* _WHAT TO WORK ON_: Return, without pictures, the lines from the start of the data through the one that contains "const xName = 'Age';".

━━ COLLECTED MATERIAL ━━

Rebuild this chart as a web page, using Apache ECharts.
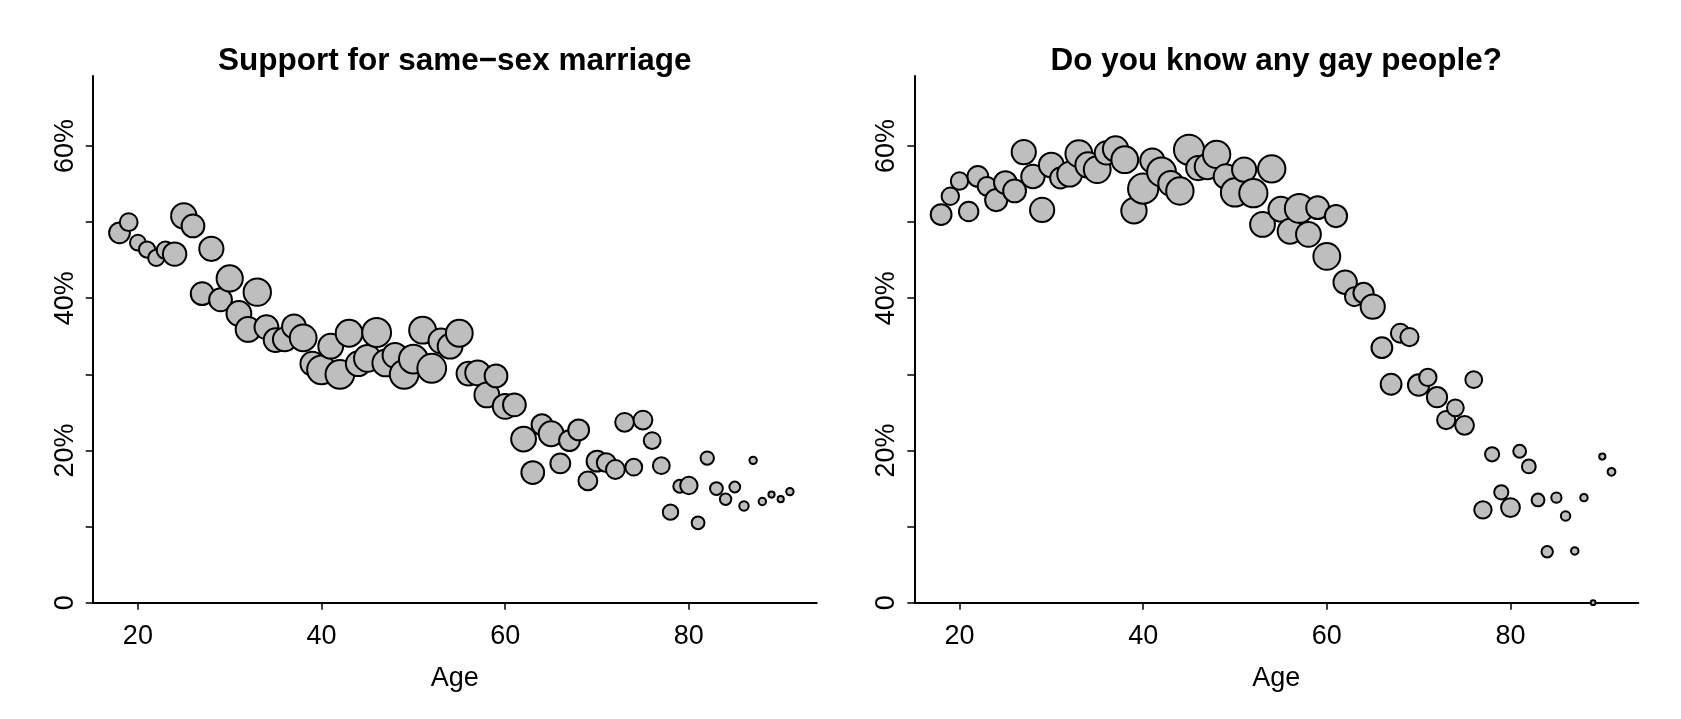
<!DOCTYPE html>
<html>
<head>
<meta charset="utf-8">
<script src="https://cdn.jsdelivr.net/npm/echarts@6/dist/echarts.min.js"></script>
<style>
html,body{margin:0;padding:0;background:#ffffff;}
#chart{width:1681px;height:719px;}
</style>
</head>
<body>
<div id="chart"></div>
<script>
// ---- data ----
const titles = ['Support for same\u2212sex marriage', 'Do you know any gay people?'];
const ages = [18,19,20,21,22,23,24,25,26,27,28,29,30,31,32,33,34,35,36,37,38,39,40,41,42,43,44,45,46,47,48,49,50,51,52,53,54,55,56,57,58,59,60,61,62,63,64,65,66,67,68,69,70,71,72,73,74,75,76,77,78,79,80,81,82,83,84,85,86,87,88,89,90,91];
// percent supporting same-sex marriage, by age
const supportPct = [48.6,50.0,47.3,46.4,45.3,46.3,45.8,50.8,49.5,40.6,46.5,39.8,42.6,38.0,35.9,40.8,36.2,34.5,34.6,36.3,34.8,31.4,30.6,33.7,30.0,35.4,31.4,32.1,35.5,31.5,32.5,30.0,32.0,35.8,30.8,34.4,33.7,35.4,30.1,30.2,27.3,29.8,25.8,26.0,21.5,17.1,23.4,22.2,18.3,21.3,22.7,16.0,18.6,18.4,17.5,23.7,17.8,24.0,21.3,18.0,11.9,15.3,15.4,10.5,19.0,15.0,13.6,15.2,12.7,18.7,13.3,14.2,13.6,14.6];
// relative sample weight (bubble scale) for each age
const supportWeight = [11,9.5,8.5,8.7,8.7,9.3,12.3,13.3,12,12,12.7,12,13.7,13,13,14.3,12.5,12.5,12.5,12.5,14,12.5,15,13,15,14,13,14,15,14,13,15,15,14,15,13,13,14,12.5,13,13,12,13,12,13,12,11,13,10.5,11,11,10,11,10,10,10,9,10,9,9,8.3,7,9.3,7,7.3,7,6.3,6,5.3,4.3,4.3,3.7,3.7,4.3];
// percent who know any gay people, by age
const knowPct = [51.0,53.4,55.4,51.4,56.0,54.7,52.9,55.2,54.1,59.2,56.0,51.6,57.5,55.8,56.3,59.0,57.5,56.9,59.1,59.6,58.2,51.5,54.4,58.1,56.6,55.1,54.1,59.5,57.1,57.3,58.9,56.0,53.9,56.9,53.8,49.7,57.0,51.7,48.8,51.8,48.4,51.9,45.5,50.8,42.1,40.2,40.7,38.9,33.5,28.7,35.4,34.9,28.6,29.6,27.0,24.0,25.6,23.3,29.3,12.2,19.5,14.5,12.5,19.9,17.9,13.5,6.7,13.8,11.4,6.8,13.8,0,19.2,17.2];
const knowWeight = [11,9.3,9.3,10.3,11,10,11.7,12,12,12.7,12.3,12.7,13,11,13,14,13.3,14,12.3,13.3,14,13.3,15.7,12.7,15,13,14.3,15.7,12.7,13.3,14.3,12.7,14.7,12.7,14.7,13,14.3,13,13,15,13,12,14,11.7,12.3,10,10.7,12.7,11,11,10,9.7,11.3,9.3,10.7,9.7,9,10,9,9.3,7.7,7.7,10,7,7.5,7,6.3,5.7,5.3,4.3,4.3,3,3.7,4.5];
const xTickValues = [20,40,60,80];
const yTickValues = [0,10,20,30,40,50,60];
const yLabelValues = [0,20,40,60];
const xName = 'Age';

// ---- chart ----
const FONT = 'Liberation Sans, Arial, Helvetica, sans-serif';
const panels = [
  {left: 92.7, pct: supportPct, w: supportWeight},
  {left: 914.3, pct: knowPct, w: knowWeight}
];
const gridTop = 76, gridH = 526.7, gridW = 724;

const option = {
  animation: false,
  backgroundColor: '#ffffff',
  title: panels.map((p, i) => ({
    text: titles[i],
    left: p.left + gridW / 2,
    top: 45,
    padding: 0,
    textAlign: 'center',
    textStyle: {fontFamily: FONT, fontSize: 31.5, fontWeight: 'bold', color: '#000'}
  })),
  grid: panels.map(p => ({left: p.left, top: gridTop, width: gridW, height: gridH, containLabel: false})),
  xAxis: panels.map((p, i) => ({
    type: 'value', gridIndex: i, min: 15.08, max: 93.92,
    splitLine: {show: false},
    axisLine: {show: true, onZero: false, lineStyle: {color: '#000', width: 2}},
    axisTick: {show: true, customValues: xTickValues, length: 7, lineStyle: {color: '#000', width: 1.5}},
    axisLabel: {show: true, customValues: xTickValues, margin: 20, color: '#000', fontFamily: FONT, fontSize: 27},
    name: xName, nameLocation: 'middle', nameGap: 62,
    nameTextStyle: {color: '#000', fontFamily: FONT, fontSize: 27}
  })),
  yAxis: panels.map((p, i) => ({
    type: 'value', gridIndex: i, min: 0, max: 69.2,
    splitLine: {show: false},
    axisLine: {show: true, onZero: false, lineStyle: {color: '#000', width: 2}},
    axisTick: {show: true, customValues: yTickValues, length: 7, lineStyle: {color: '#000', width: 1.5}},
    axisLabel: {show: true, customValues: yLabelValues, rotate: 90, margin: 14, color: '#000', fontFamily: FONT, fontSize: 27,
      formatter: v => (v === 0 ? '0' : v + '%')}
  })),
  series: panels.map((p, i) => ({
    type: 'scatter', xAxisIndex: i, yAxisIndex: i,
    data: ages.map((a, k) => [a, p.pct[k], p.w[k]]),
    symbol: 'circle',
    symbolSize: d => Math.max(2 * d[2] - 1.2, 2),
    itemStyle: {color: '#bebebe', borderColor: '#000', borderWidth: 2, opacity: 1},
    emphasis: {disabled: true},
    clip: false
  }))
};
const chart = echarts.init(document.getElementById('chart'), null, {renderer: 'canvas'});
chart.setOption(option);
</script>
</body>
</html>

━━━

* _ANSWER BELOW_:
Rebuild this chart as a web page, using Apache ECharts.
<!DOCTYPE html>
<html>
<head>
<meta charset="utf-8">
<script src="https://cdn.jsdelivr.net/npm/echarts@6/dist/echarts.min.js"></script>
<style>
html,body{margin:0;padding:0;background:#ffffff;}
#chart{width:1681px;height:719px;}
</style>
</head>
<body>
<div id="chart"></div>
<script>
// ---- data ----
const titles = ['Support for same\u2212sex marriage', 'Do you know any gay people?'];
const ages = [18,19,20,21,22,23,24,25,26,27,28,29,30,31,32,33,34,35,36,37,38,39,40,41,42,43,44,45,46,47,48,49,50,51,52,53,54,55,56,57,58,59,60,61,62,63,64,65,66,67,68,69,70,71,72,73,74,75,76,77,78,79,80,81,82,83,84,85,86,87,88,89,90,91];
// percent supporting same-sex marriage, by age
const supportPct = [48.6,50.0,47.3,46.4,45.3,46.3,45.8,50.8,49.5,40.6,46.5,39.8,42.6,38.0,35.9,40.8,36.2,34.5,34.6,36.3,34.8,31.4,30.6,33.7,30.0,35.4,31.4,32.1,35.5,31.5,32.5,30.0,32.0,35.8,30.8,34.4,33.7,35.4,30.1,30.2,27.3,29.8,25.8,26.0,21.5,17.1,23.4,22.2,18.3,21.3,22.7,16.0,18.6,18.4,17.5,23.7,17.8,24.0,21.3,18.0,11.9,15.3,15.4,10.5,19.0,15.0,13.6,15.2,12.7,18.7,13.3,14.2,13.6,14.6];
// relative sample weight (bubble scale) for each age
const supportWeight = [11,9.5,8.5,8.7,8.7,9.3,12.3,13.3,12,12,12.7,12,13.7,13,13,14.3,12.5,12.5,12.5,12.5,14,12.5,15,13,15,14,13,14,15,14,13,15,15,14,15,13,13,14,12.5,13,13,12,13,12,13,12,11,13,10.5,11,11,10,11,10,10,10,9,10,9,9,8.3,7,9.3,7,7.3,7,6.3,6,5.3,4.3,4.3,3.7,3.7,4.3];
// percent who know any gay people, by age
const knowPct = [51.0,53.4,55.4,51.4,56.0,54.7,52.9,55.2,54.1,59.2,56.0,51.6,57.5,55.8,56.3,59.0,57.5,56.9,59.1,59.6,58.2,51.5,54.4,58.1,56.6,55.1,54.1,59.5,57.1,57.3,58.9,56.0,53.9,56.9,53.8,49.7,57.0,51.7,48.8,51.8,48.4,51.9,45.5,50.8,42.1,40.2,40.7,38.9,33.5,28.7,35.4,34.9,28.6,29.6,27.0,24.0,25.6,23.3,29.3,12.2,19.5,14.5,12.5,19.9,17.9,13.5,6.7,13.8,11.4,6.8,13.8,0,19.2,17.2];
const knowWeight = [11,9.3,9.3,10.3,11,10,11.7,12,12,12.7,12.3,12.7,13,11,13,14,13.3,14,12.3,13.3,14,13.3,15.7,12.7,15,13,14.3,15.7,12.7,13.3,14.3,12.7,14.7,12.7,14.7,13,14.3,13,13,15,13,12,14,11.7,12.3,10,10.7,12.7,11,11,10,9.7,11.3,9.3,10.7,9.7,9,10,9,9.3,7.7,7.7,10,7,7.5,7,6.3,5.7,5.3,4.3,4.3,3,3.7,4.5];
const xTickValues = [20,40,60,80];
const yTickValues = [0,10,20,30,40,50,60];
const yLabelValues = [0,20,40,60];
const xName = 'Age';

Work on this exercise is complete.